Lehmann Maupin is pleased to announce Mid-March Melody, an exhibition of new work by British artist Freya Douglas-Morris. Based in London, Douglas-Morris is known for her vividly colored landscapes that depict rich flora, glowing skies, and serene waters and shore lines. Using a bright, fauvist color palette, the artist renders imagined scenes inspired from life and her long, meditative walks through nature. Her striking application of oil on canvas—ranging from bold swaths of color, to highly detailed foliage painting, to sheer washes that create a watercolor effect—contributes to the surreal, ethereal quality of her scenes. Mid-March Melody marks Douglas-Morris’ first exhibition with Lehman Maupin and includes eight new paintings, alongside six works on copper panel.
For Mid-March Melody, Douglas-Morris created a body of work inspired by the change in season from late winter to early spring. Each piece in the exhibition was made simultaneously in the artist’s studio, creating intrinsic relationships between canvases and building an imagined environment that feels both cohesive and immersive. While the paintings in Mid-March Melody depict natural scenes that seem as though they could be found in Giverny, a boreal forest, or the Scandinavian mountains, none of these works reference a specific site. Rather, each painting is a composite image—a poetic imagining of place inspired by locations the artist has seen or visited, particular feelings, or even qualities of light. By intentionally crafting imaginary spaces, Douglas-Morris allows viewers to locate their own associations, experiences, and impressions within her work.

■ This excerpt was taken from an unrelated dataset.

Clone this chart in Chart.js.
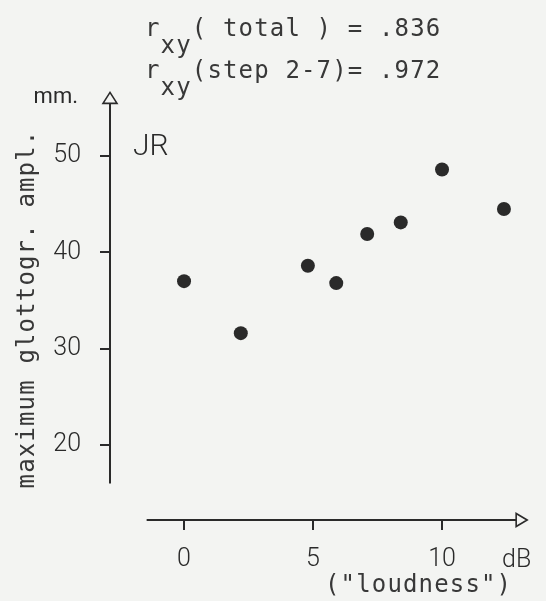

In Blossom the largest painting in the exhibition, Douglas-Morris uses bright, intense color, filling the ground of her canvas with rich reds, oranges, and pinks. The gently rolling hills at the base of the composition suggest an almost quilt-like construction, with their warm colors juxtaposed in jewel-toned planes struck through with streaks of blue or green. Douglas-Morris’ bold use of color allows her attentive treatment of edges to come into focus—in some instances the artist’s line holds, in others it bleeds and blurs. The top half of the canvas is filled with a luminous tree canopy, rendered in complementary shades of sea blue and teal. On each bough, Douglas-Morris has painted hundreds of delicate white blossoms, reveling in the regenerative promise of spring.
In Craspedia Douglas-Morris depicts a mountain seen from a distance across a still lake. Filled with cool pink and purple hues, the serene water is painted with a sheer wash of color that reflects the smaller mountains along the shoreline. Here, the artist uses a thin layer of oil paint to approximate the effect of watercolor, echoing the water-based technique to render imagery of water with remarkable technical skill. As in other work, Craspedia is not a scene from a specific place—instead, Douglas-Morris explores the image of a mountain as an intuitive idea. Here and throughout the exhibition, the artist presents her canvases as a window into another realm. Rather than recreating physical landscapes, Douglas-Morris depicts internal terrain, open to her viewer’s own journeys, experiences, relationships, and memories. In visualizing such “felt places,” the artist’s work occupies a certain universal space, reminding us of our own connection to the natural world and the inner worlds we carry within—the ones we take with us wherever we go.